Don't tell that to my SBE SB 34.  She's too hot for that kind of talk.
73's
Greg
WA7LYO
Kinston NC

----- Original Message ----- 
From: "Dennis Monticelli" <dennis.monticelli at gmail.com>
To: <gewhite at crosslink.net>; "Discussion of AN/ARC-5 military radio 
equipment." <arc5 at mailman.qth.net>
Sent: Friday, October 01, 2010 1:54 PM
Subject: Re: [ARC5] transistors


> In the 60's, solid state receivers were decidely inferior to tubes in
> performance, not to mention EMP.  Part of the problem was the immaturity 
> of
> the transistors and part was circuit designers being low on the learning
> curve with respect to getting the best out of these low impedance devices.

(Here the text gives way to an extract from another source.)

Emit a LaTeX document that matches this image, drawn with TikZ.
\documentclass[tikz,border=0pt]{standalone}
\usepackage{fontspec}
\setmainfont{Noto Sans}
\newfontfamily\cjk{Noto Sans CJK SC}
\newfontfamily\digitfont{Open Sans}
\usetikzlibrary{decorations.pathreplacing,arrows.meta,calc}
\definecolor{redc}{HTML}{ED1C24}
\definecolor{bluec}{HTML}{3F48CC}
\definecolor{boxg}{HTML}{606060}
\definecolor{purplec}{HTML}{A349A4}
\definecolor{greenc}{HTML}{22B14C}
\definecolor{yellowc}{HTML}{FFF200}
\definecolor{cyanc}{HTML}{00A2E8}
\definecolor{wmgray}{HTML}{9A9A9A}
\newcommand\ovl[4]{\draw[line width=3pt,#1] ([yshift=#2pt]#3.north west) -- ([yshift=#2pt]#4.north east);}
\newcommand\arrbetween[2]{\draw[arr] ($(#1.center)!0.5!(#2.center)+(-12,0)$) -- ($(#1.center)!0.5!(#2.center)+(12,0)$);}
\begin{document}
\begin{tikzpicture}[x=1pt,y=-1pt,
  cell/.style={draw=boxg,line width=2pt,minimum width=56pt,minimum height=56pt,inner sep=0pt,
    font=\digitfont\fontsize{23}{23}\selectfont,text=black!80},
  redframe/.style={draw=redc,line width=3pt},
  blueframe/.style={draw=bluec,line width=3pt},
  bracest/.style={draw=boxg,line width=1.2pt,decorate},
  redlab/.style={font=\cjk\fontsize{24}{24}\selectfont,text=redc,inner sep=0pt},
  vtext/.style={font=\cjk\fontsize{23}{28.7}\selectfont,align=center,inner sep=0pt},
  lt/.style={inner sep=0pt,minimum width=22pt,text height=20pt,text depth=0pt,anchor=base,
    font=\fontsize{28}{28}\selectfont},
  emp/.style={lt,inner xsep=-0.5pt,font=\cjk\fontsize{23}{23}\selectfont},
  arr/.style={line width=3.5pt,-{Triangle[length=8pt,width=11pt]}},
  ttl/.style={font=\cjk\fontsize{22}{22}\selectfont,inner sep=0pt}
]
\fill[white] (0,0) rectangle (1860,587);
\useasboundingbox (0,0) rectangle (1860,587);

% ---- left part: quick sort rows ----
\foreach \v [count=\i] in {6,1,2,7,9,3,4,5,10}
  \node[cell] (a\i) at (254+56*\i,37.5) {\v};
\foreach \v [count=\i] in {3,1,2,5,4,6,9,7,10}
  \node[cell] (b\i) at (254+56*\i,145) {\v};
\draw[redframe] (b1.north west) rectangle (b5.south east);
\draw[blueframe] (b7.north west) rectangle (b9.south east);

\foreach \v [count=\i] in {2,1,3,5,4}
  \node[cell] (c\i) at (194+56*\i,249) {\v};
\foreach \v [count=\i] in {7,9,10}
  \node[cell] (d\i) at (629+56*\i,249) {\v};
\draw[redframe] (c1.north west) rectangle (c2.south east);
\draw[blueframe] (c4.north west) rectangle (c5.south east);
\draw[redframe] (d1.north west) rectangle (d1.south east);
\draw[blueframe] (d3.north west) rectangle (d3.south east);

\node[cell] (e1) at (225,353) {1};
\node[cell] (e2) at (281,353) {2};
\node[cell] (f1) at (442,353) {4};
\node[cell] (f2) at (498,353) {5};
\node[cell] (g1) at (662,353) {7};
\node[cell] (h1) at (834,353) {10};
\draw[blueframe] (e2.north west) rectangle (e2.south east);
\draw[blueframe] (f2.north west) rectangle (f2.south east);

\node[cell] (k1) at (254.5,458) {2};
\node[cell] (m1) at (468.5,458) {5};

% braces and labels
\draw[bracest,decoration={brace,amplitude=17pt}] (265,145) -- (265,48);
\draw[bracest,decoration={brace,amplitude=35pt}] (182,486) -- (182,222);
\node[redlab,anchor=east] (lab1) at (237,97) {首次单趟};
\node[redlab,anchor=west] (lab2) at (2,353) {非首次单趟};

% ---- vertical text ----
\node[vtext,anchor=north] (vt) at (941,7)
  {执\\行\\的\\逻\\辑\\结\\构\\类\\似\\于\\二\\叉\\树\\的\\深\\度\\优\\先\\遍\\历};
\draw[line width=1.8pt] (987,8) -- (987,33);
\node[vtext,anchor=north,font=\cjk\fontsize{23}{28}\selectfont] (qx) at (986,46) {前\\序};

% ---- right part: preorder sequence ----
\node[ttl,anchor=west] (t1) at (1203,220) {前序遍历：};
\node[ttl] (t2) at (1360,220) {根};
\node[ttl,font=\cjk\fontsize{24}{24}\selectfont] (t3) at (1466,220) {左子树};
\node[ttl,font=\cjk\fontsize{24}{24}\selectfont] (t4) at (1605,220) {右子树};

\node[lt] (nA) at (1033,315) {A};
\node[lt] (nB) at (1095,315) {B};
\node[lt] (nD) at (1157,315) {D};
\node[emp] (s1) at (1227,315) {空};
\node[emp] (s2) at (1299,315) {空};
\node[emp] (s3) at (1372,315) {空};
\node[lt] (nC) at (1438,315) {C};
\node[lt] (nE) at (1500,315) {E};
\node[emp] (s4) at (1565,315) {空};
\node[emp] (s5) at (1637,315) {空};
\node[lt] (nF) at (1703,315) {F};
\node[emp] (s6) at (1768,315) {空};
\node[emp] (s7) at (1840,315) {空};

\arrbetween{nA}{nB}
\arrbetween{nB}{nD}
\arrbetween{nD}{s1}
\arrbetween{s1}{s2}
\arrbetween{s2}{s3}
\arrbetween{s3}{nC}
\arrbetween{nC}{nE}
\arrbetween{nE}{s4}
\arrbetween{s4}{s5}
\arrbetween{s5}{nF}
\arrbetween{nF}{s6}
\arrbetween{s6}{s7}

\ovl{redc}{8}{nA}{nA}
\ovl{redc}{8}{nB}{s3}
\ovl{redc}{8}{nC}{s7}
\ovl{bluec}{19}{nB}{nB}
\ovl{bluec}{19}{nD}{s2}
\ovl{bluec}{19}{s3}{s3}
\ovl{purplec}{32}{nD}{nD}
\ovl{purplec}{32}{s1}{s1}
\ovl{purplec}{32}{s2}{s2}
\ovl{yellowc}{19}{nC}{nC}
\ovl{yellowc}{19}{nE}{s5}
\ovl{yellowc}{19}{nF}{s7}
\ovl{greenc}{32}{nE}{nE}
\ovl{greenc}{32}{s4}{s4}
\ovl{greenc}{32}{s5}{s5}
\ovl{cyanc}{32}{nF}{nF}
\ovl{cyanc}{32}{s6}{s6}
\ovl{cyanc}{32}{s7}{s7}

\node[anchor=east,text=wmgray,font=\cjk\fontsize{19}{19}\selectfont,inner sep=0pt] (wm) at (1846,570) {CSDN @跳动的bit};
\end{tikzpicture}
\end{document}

> Simply trying to retrofit a bipolar transistor into a classical tube 
> circuit
> topology will guarantee inferior performance.  Once the designers climbed
> the learning curve and once transistors improved via the migration to Si
> from Ge along with the emergence of JFETs, dual-gate MOSFETs, and Schottky
> diodes then solid state quickly overtook tubes except for higher power
> stages.  IC's only served to accelerate this trend by introducing 
> practical
> frequency synthesis.
>
> Not uniformly understood is the fact that military research funding 
> leading
> to military procurement was the principle driver for the young US
> semiconductor industry.  The US had top universities and corp research 
> labs
> both fueled by government funding against the backdrop of the cold war.

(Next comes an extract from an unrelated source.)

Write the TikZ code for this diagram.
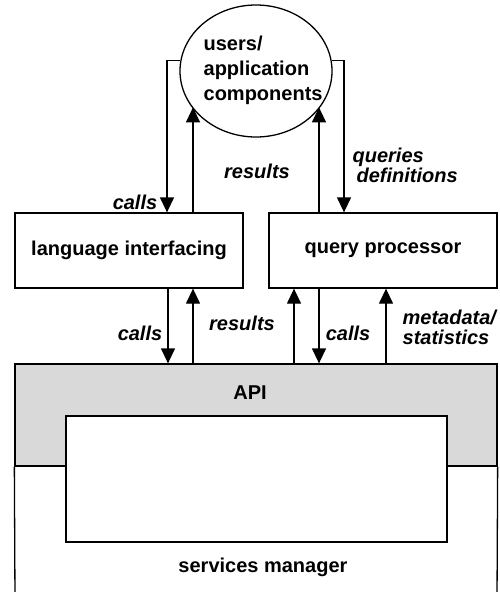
\documentclass[tikz,border=0pt]{standalone}
\usepackage{fontspec}
\setmainfont{Liberation Sans}
\usetikzlibrary{arrows.meta,shapes.geometric}
\begin{document}
\begin{tikzpicture}[x=1pt,y=-1pt,
  line width=1.3pt,
  font=\fontsize{20}{25}\selectfont\bfseries,
  arr/.style={-{Triangle[width=14pt,length=15pt]}},
  lbl/.style={inner sep=0pt,font=\fontsize{20}{20}\selectfont\bfseries\itshape},
  box/.style={draw,rectangle,inner sep=0pt},
  apifill/.style={fill={rgb,255:red,217;green,217;blue,217}}]
\useasboundingbox (0,0) rectangle (499,592);
% services manager / API
\node[box,apifill,minimum width=482pt,minimum height=102pt] (api) at (256,415) {};
\draw (api.south west) -- (15,600) (api.south east) -- (497,600);
\node[box,fill=white,minimum width=381pt,minimum height=126pt] (core) at (256.5,479) {};
\node[inner sep=0pt] (apit) at (250,393) {API};
\node[inner sep=0pt] (smt) at (263,567) {services manager};
% upper boxes
\node[box,minimum width=228pt,minimum height=75pt] (li) at (129,250.5) {language interfacing};
\node[box,minimum width=228pt,minimum height=75pt] (qp) at (383,250.5) {query processor};
% ellipse
\node[draw,ellipse,minimum width=152pt,minimum height=132pt,inner sep=0pt] (eu) at (256,71) {};
\node[inner sep=0pt,align=left,anchor=west] (eut) at (203,70) {users/\\application\\components};
% top connectors
\draw[arr] (eu.172) -| ([xshift=38pt]li.north);
\draw[arr] ([xshift=64pt]li.north) -- ++(0,-105);
\draw[arr] (eu.8) -| ([xshift=-39pt]qp.north);
\draw[arr] ([xshift=-64pt]qp.north) -- ++(0,-105);
% lower connectors
\draw[arr] ([xshift=39pt]li.south) -- ([xshift=39pt]li.south |- api.north);
\draw[arr] ([xshift=64pt]li.south |- api.north) -- ([xshift=64pt]li.south);
\draw[arr] ([xshift=-89pt]qp.south |- api.north) -- ([xshift=-89pt]qp.south);
\draw[arr] ([xshift=-64pt]qp.south) -- ([xshift=-64pt]qp.south |- api.north);
\draw[arr] ([xshift=3pt]qp.south |- api.north) -- ([xshift=3pt]qp.south);
% labels
\node[lbl] (l1) at (135,202) {calls};
\node[lbl] (l2) at (257,171) {results};
\node[lbl,align=left,anchor=west] (l3) at (352,165) {queries\\\hspace*{4pt}definitions};
\node[lbl] (l4) at (140,333) {calls};
\node[lbl] (l5) at (242,323) {results};
\node[lbl] (l6) at (348,333) {calls};
\node[lbl,align=left,anchor=west] (l7) at (402,327) {metadata/\\statistics};
\end{tikzpicture}
\end{document}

> Toss some innovative financing (i.e. venture capital) into the mix and out
> pops Silicon Valley.
>
> Dennis AE6C
>
> On Fri, Oct 1, 2010 at 7:26 AM, gordon white <gewhite at crosslink.net> 
> wrote:
>
>>     One of the things the designers at Aircraft Radio Corp. told me in
>> the 1960s was that building solid-state equipment was not necessarily
>> BETTER than the tube stuff, though it was of course smaller, lighter,
>> less power draw. And at one time they began to realize that tubes
>> withstood EMP better than the "three-legged fuses."